Data analytics: Characterising disease pathways using machine learning

This project is a collaboration of scientists working in two HBP Subprojects:

  • HPAC Platform (SP7)
  • Medical Informatics Platform (SP8)


The aim of this project is to characterise complete disease pathways, from the molecular level, up to observable disorders of cognition and behaviour, and to identify unique combinations of biological and clinical signals associated with specific pathways. To pursue this goal, data mining will be used to identify biological signatures of disease across different scales (biological, anatomical, physiological and clinical variables). The data mining will use established machine learning algorithms running on HPC. It is planned to demonstrate the capabilities of using HPC resources for large scale machine learning.


  • Research data: imaging, SNP, clinical variable (size <1TB)
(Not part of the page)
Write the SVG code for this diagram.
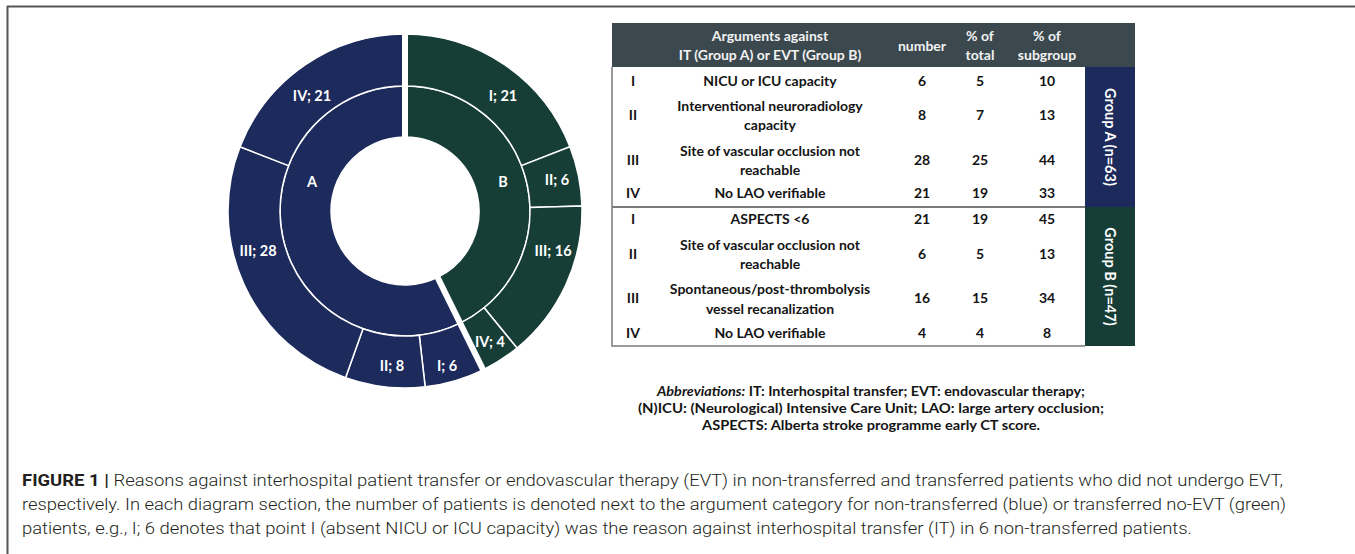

  • Semi-supervised clustering algorithm
    • Matlab, R, native or docker
    • Output: Rules-based classification (size <1GB)
    • Algorithms and benchmarks: Density-based algorithm compared to the use of state of the art “black box” methods
    • Reference time on 120 HPC nodes: less than 1 hour
  • Support vector machine classifier trained and cross-validation
    • Matlab, R, native or docker
    • Output: Image based weight (size <1GB)
    • Algorithms and benchmarks: The results were compared to clinical diagnostic performed by neurologists (expert knowledge)
    • Reference time on 120 HPC nodes: less than 1 hour
  • Deep learning algorithm
    • Matlab, R, Java
    • Output: Neural set for feature learning (size <1GB)
    • Algorithms and benchmarks:
      • Neural net/stacked auto-encoder
      • Compared atlas based features vs. random based features
      • Compared to clinical label
    • Reference time on 120 HPC nodes: less than 12 hours
  • Monte-Carlo bi-clustering
    • Output: Co-modules between gene expression and brain morphologies (size <1GB)
    • Algorithms and benchmarks: Compared to separated clustering approach
    • Reference time on 120 HPC nodes: less than 24 hours


  • Identify multimodal clinical data [done]
  • Data pre-processing [done]
  • Data transfer
  • Implementing a test of different algorithms
  • Model configuration
  • Benchmark algorithms

Problems to be solved

The following problems require special attention and need to be solved in co-design with the users for implementing the use case successfully.

  • Container-based deployment of the software on HPC systems.